::: Recorded data

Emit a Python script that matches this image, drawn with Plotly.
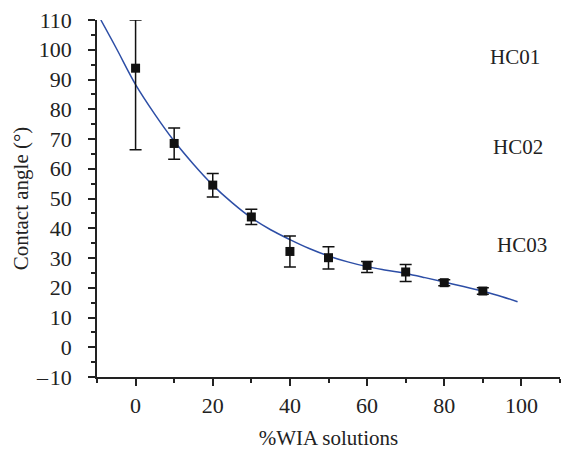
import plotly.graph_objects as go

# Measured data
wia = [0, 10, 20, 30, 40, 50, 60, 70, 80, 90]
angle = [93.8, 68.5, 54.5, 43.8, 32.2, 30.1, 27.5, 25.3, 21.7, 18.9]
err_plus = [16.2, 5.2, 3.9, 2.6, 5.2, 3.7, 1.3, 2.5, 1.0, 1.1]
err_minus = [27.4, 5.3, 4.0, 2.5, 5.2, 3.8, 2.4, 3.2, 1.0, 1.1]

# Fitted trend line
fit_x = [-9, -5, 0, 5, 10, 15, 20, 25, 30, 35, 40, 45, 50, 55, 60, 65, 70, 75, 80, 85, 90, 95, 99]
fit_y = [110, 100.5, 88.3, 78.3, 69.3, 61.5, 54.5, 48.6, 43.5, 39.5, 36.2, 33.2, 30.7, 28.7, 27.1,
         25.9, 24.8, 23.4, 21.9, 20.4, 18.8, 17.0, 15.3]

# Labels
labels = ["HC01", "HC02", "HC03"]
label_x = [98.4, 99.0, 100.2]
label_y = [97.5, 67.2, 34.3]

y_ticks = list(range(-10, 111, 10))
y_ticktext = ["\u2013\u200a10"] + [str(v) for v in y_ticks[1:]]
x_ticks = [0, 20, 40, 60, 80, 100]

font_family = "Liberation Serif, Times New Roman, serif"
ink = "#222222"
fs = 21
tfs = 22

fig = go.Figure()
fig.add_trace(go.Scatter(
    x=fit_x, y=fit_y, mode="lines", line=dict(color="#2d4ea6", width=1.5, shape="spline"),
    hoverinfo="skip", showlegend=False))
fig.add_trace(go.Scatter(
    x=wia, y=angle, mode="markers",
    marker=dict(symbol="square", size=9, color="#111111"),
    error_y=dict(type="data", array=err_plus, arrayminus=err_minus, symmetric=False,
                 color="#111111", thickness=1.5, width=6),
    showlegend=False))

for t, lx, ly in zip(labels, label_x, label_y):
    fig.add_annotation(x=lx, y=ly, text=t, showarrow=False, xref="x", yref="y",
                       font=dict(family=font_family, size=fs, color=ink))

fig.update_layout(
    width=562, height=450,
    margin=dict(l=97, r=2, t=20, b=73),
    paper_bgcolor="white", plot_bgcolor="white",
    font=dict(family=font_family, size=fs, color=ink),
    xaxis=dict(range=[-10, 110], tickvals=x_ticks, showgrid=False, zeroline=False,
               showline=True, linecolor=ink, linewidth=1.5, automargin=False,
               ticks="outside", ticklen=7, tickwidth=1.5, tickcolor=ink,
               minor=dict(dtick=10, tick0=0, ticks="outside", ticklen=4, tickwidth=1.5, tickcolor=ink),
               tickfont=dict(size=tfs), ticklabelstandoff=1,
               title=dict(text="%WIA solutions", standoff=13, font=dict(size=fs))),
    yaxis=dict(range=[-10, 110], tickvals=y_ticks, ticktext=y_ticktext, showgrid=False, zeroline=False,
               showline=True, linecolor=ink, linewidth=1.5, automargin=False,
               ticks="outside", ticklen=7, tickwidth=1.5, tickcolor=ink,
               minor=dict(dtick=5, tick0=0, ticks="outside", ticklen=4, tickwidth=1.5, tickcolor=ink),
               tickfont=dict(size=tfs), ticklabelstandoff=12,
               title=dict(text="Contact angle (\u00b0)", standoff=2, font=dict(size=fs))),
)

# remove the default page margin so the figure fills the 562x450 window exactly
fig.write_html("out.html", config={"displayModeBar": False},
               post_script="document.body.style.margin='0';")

::::::

**To be done:** Without the pictures, return the listing above from its first line through the line that has "font=dict(family=font_family, size=fs, color=ink))".

**Result for this exercise:**
Emit a Python script that matches this image, drawn with Plotly.
import plotly.graph_objects as go

# Measured data
wia = [0, 10, 20, 30, 40, 50, 60, 70, 80, 90]
angle = [93.8, 68.5, 54.5, 43.8, 32.2, 30.1, 27.5, 25.3, 21.7, 18.9]
err_plus = [16.2, 5.2, 3.9, 2.6, 5.2, 3.7, 1.3, 2.5, 1.0, 1.1]
err_minus = [27.4, 5.3, 4.0, 2.5, 5.2, 3.8, 2.4, 3.2, 1.0, 1.1]

# Fitted trend line
fit_x = [-9, -5, 0, 5, 10, 15, 20, 25, 30, 35, 40, 45, 50, 55, 60, 65, 70, 75, 80, 85, 90, 95, 99]
fit_y = [110, 100.5, 88.3, 78.3, 69.3, 61.5, 54.5, 48.6, 43.5, 39.5, 36.2, 33.2, 30.7, 28.7, 27.1,
         25.9, 24.8, 23.4, 21.9, 20.4, 18.8, 17.0, 15.3]

# Labels
labels = ["HC01", "HC02", "HC03"]
label_x = [98.4, 99.0, 100.2]
label_y = [97.5, 67.2, 34.3]

y_ticks = list(range(-10, 111, 10))
y_ticktext = ["\u2013\u200a10"] + [str(v) for v in y_ticks[1:]]
x_ticks = [0, 20, 40, 60, 80, 100]

font_family = "Liberation Serif, Times New Roman, serif"
ink = "#222222"
fs = 21
tfs = 22

fig = go.Figure()
fig.add_trace(go.Scatter(
    x=fit_x, y=fit_y, mode="lines", line=dict(color="#2d4ea6", width=1.5, shape="spline"),
    hoverinfo="skip", showlegend=False))
fig.add_trace(go.Scatter(
    x=wia, y=angle, mode="markers",
    marker=dict(symbol="square", size=9, color="#111111"),
    error_y=dict(type="data", array=err_plus, arrayminus=err_minus, symmetric=False,
                 color="#111111", thickness=1.5, width=6),
    showlegend=False))

for t, lx, ly in zip(labels, label_x, label_y):
    fig.add_annotation(x=lx, y=ly, text=t, showarrow=False, xref="x", yref="y",
                       font=dict(family=font_family, size=fs, color=ink))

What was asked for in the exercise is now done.